Vladimir Gusinksy
Estimated Worth:
Unknown
Major Holdings:
While Gusinsky was in exile, the state gas monopoly Gazprom seized control of Gusinsky's NTV, valued at $1 billion. A Russian court also ordered the liquidation of Media-MOST and gave the gas giant 25 percent plus one share of all companies once owned by Media-MOST. Gazprom also took control of and closed Gusinsky's first newspaper Sevodnya and fired and locked out the staff of news magazine Igoti.
Political Connections:
Gusinsky was connected to Moscow's former deputy mayor, Yuri Luzhkov, who helped Gusinsky grow his MOST Bank and gain control of key media enterprises. Gusinsky knew Luzhkov when the former deputy mayor was in charge of handling Moscow's cooperative licenses. The two became friends and even toured the United States together, courting corporate giants who wanted to enter the emerging Russian market.
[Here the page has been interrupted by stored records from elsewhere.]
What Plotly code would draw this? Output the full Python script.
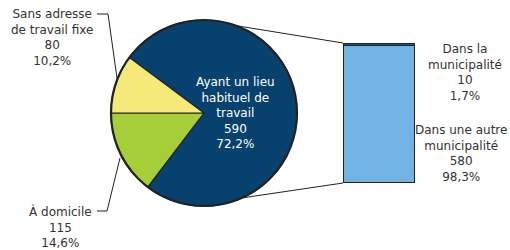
import plotly.graph_objects as go
import math

# --- data ---
pie_labels = ["Ayant un lieu habituel de travail", "À domicile", "Sans adresse de travail fixe"]
pie_values = [590, 115, 80]
pie_pct_text = ["72,2%", "14,6%", "10,2%"]
pie_colors = ["#07426e", "#a6ce39", "#f5e97a"]

bar_labels = ["Dans une autre municipalité", "Dans la municipalité"]
bar_values = [580, 10]
bar_pct_text = ["98,3%", "1,7%"]
bar_colors = ["#74b2e3", "#1d5a8c"]

W, H = 510, 250
FONT = "DejaVu Sans, Verdana, sans-serif"

def px(x):
    return x / W

def py(y):
    return 1 - y / H

# pie geometry (pixels)
cx, cy, r = 204, 113, 93
total = sum(pie_values)
rotation = 360 * pie_values[2] / total - 90

fig = go.Figure()
fig.add_trace(go.Pie(
    labels=pie_labels, values=pie_values, sort=False, direction="clockwise",
    rotation=rotation, textinfo="none", hoverinfo="skip", showlegend=False,
    marker=dict(colors=pie_colors, line=dict(color="#222222", width=1.2)),
    domain=dict(x=[px(cx - r), px(cx + r)], y=[py(cy + r), py(cy - r)]),
))

# bar geometry
bx0, bx1, by0, by1 = 343, 415, 43, 183
for lab, v, c in zip(bar_labels, bar_values, bar_colors):
    fig.add_trace(go.Bar(
        x=["a"], y=[v], name=lab, marker=dict(color=c, line=dict(color="#222222", width=1.5)),
        showlegend=False, hoverinfo="skip", cliponaxis=False,
    ))

fig.update_layout(
    width=W, height=H, margin=dict(l=0, r=0, t=0, b=0),
    paper_bgcolor="white", plot_bgcolor="white", barmode="stack", bargap=0,
    xaxis=dict(domain=[px(bx0), px(bx1)], visible=False, fixedrange=True),
    yaxis=dict(domain=[py(by1), py(by0)], range=[0, sum(bar_values)], visible=False, fixedrange=True),
    font=dict(family=FONT, size=12, color="#333333"),
)

# connector lines pie -> bar
def on_circle(deg):
    a = math.radians(deg)
    return cx + r * math.cos(a), cy - r * math.sin(a)

p_top = on_circle(70)
p_bot = on_circle(-66)
shapes = [
    # outer pie outline (thicker)
    dict(type="circle", xref="paper", yref="paper", x0=px(cx - r), x1=px(cx + r),
         y0=py(cy + r), y1=py(cy - r), line=dict(color="#222222", width=2.2)),
    dict(type="line", xref="paper", yref="paper", x0=px(p_top[0]), y0=py(p_top[1]), x1=px(bx0), y1=py(by0),
         line=dict(color="#222222", width=1)),
    dict(type="line", xref="paper", yref="paper", x0=px(p_bot[0]), y0=py(p_bot[1]), x1=px(bx0), y1=py(by1),
         line=dict(color="#222222", width=1)),
    # leader for "Sans adresse"
    dict(type="path", xref="paper", yref="paper",
         path=f"M {px(97)} {py(14)} L {px(108)} {py(14)} L {px(117)} {py(78)}",
         line=dict(color="#222222", width=1)),
    # leader for "À domicile"
    dict(type="path", xref="paper", yref="paper",
         path=f"M {px(97)} {py(211)} L {px(107)} {py(211)} L {px(120)} {py(158)}",
         line=dict(color="#222222", width=1)),
]
fig.update_layout(shapes=shapes)

def ann(text, x, y, color="#333333", yanchor="top"):
    fig.add_annotation(text=text, x=px(x), y=py(y), xref="paper", yref="paper",
                       showarrow=False, xanchor="center", yanchor=yanchor,
                       font=dict(family=FONT, size=12, color=color), align="center")

ann(f"Sans adresse<br>de travail fixe<br>{pie_values[2]}<br>{pie_pct_text[2]}", 52, 5)
ann(f"À domicile<br>{pie_values[1]}<br>{pie_pct_text[1]}", 60, 202)
ann(f"Ayant un lieu<br>habituel de<br>travail<br>{pie_values[0]}<br>{pie_pct_text[0]}", 235, 73, color="white")
ann(f"Dans la<br>municipalité<br>{bar_values[1]}<br>{bar_pct_text[1]}", 465, 40)
ann(f"Dans une autre<br>municipalité<br>{bar_values[0]}<br>{bar_pct_text[0]}", 461, 121)

fig.write_html("out.html", config={"displayModeBar": False, "staticPlot": True},
               post_script="document.body.style.margin='0';document.body.style.overflow='hidden';")
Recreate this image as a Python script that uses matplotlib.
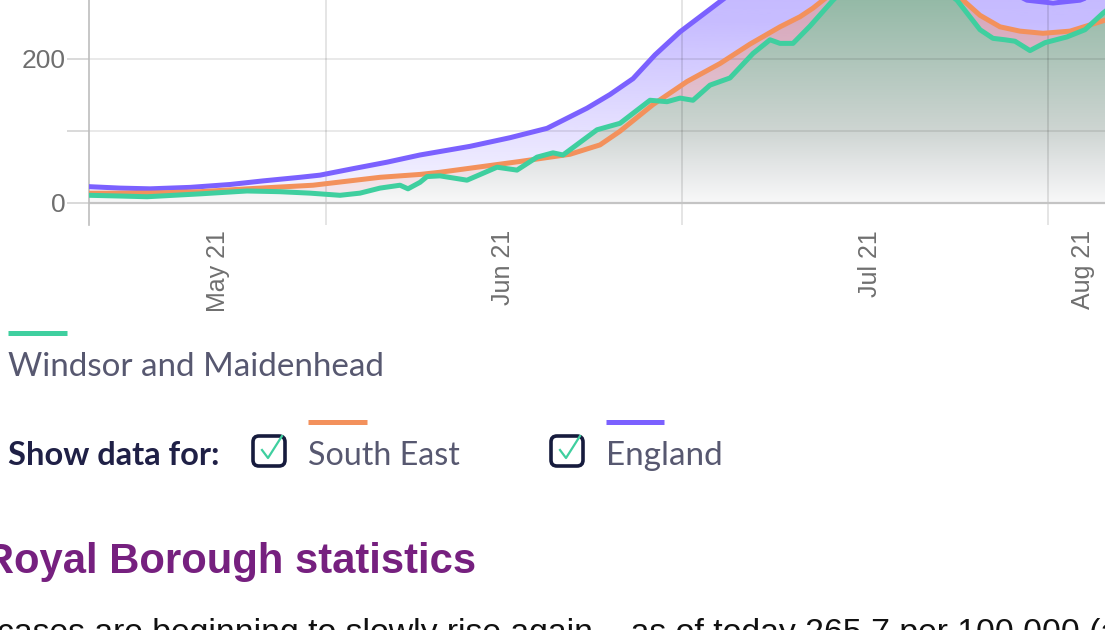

Despite Gusinsky's critically daring media coverage of the Kremlin, for a time he was considered part of Yeltsin's inner circle. He was a member of the Big Seven, a group of oligarchs who backed Yeltsin's reelection campaign, and he even lent Yeltsin his chief aide to handle the president's media efforts.
New Plays:
Since leaving Russia, Gusinsky has been active in religious and humanitarian causes within and outside Russia, including the Russian Jewish Congress and the World Jewish Congress.
Lifestyle:
Previous to his exile, Gusinsky lived in Moscow and owned a villa in the southern Spanish province of Cadiz. Today, he lives in Tel Aviv, Israel, and in Greenwich, Connecticut.
Notoriety:
On his NTV network, Gusinsky broadcast a satiric puppet show, Kukly, that ridiculed the Russian political and business establishment. Putin tried to terminate the program, but Gusinsky persisted. When NTV was critical first of Putin's slow reaction to the sinking of the nuclear submarine Kursk, then of the government's inability to provide heat and electricity for freezing residents in Russia's Far East, Putin stepped up his anti-Gusinsky campaign. Media-MOST's headquarters and offices were raided more than 30 times by everyone from masked tax police to deputies of the prosecutor general. In June 2000, Gusinsky was arrested on charges of embezzlement and spent three days in a Moscow jail. In 2001, before a Spanish high court threw out the case, he was confined to house arrest in his Spanish villa for several months, on fraud charges brought by the Russia government. This year, Gusinsky has been arrested again, this time in Athens on an international warrant for similar charges. Gusinsky was released, and a Greek court rejected Russia's request for extradition.